Has U.S. Steel Become the Perfect Stock?
Every investor would love to stumble upon the perfect stock. But will you ever really find a stock that provides everything you could possibly want?
One thing's for sure: You'll never discover truly great investments unless you actively look for them. Let's discuss the ideal qualities of a perfect stock, then decide if U.S. Steel (NYS: X) fits the bill.
The quest for perfection
Stocks that look great based on one factor may prove horrible elsewhere, making due diligence a crucial part of your investing research. The best stocks excel in many different areas, including these important factors:
- Growth. Expanding businesses show healthy revenue growth. While past growth is no guarantee that revenue will keep rising, it's certainly a better sign than a stagnant top line.
- Margins.
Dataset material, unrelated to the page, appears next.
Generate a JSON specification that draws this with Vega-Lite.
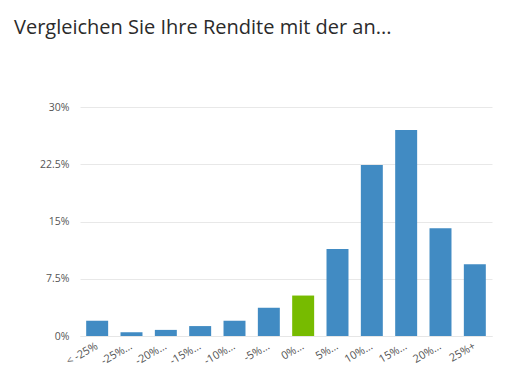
{
  "$schema": "https://vega.github.io/schema/vega-lite/v6.json",
  "width": 412,
  "height": 229,
  "autosize": "none",
  "padding": {"left": 80, "top": 107, "right": 26, "bottom": 50},
  "background": "white",
  "title": {
    "text": "Vergleichen Sie Ihre Rendite mit der an...",
    "anchor": "start",
    "frame": "group",
    "dx": -66,
    "offset": 64,
    "font": "Open Sans",
    "fontSize": 20,
    "fontWeight": "normal",
    "color": "#2b2b2b"
  },
  "data": {
    "values": [
      {"cat": "< -25%", "pct": 2.0, "own": false},
      {"cat": "-25%…", "pct": 0.5, "own": false},
      {"cat": "-20%…", "pct": 0.8, "own": false},
      {"cat": "-15%…", "pct": 1.3, "own": false},
      {"cat": "-10%…", "pct": 2.0, "own": false},
      {"cat": "-5%…", "pct": 3.7, "own": false},
      {"cat": "0%…", "pct": 5.3, "own": true},
      {"cat": "5%…", "pct": 11.4, "own": false},
      {"cat": "10%…", "pct": 22.4, "own": false},
      {"cat": "15%…", "pct": 27.0, "own": false},
      {"cat": "20%…", "pct": 14.1, "own": false},
      {"cat": "25%+", "pct": 9.4, "own": false}
    ]
  },
  "mark": {"type": "bar"},
  "encoding": {
    "x": {
      "field": "cat",
      "type": "nominal",
      "sort": null,
      "title": null,
      "scale": {"paddingInner": 0.36, "paddingOuter": 0.18},
      "axis": {
        "labelAngle": -30,
        "labelAlign": "right",
        "labelBaseline": "middle",
        "labelFont": "Open Sans",
        "labelFontSize": 11,
        "labelColor": "#555555",
        "labelPadding": 9,
        "ticks": false,
        "domainColor": "#e6e6e6",
        "labelLimit": 80
      }
    },
    "y": {
      "field": "pct",
      "type": "quantitative",
      "title": null,
      "scale": {"domain": [0, 30], "nice": false},
      "axis": {
        "values": [0, 7.5, 15, 22.5, 30],
        "labelExpr": "datum.value + '%'",
        "labelFont": "Open Sans",
        "labelFontSize": 10.5,
        "labelColor": "#555555",
        "labelPadding": 11,
        "ticks": false,
        "domain": false,
        "gridColor": "#e8e8e8"
      }
    },
    "color": {
      "field": "own",
      "type": "nominal",
      "scale": {"domain": [false, true], "range": ["#418bc3", "#77bb00"]},
      "legend": null
    }
  },
  "config": {"view": {"stroke": null}}
}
Higher sales mean nothing if a company can't produce profits from them. Strong margins ensure that company can turn revenue into profit.
- Balance sheet. At debt-laden companies, banks and bondholders compete with shareholders for management's attention. Companies with strong balance sheets don't have to worry about the distraction of debt.
- Money-making opportunities. Return on equity helps measure how well a company is finding opportunities to turn its resources into profitable business endeavors.
- Valuation. You can't afford to pay too much for even the best companies. By using normalized figures, you can see how a stock's simple earnings multiple fits into a longer-term context.
- Dividends. For tangible proof of profits, a check to shareholders every three months can't be beat. Companies with solid dividends and strong commitments to increasing payouts treat shareholders well.
With those factors in mind, let's take a closer look at U.S. Steel.
What We Want to See
Pass or Fail?
|Growth||5-Year Annual Revenue Growth > 15%||5.1%||Fail|
|1-Year Revenue Growth > 12%||10.1%||Fail|
|Margins||Gross Margin > 35%||9.2%||Fail|
|Net Margin > 15%||(0.9%)||Fail|
|Balance Sheet||Debt to Equity < 50%||119.0%||Fail|
|Current Ratio > 1.3||1.59||Pass|
|Opportunities||Return on Equity > 15%||(5.0%)||Fail|
|Valuation||Normalized P/E < 20||15.62||Pass|
|Dividends||Current Yield > 2%||1.1%||Fail|
|5-Year Dividend Growth > 10%||(22.2%)||Fail|
|Total Score||2 out of 10|
Source: S&P Capital IQ. Total score = number of passes.
Since we looked at U.S. Steel last year, the company hasn't been able to improve on its two-point score. Macroeconomic conditions for steel production have deteriorated significantly in the past year, contributing to a loss of more than 50% for U.S. Steel's stock.
Once a colossus of American manufacturing, the steel industry now finds itself tied to China's economic success. With growth in China starting to teeter, stocks throughout the sector have fallen sharply. Even Nucor (NYS: NUE) and Steel Dynamics (NAS: STLD) , both of which have maintained fairly healthy business activity, got hurt by the Chinese slowdown earlier this year, as they noted impacts to margins and earnings from falling demand.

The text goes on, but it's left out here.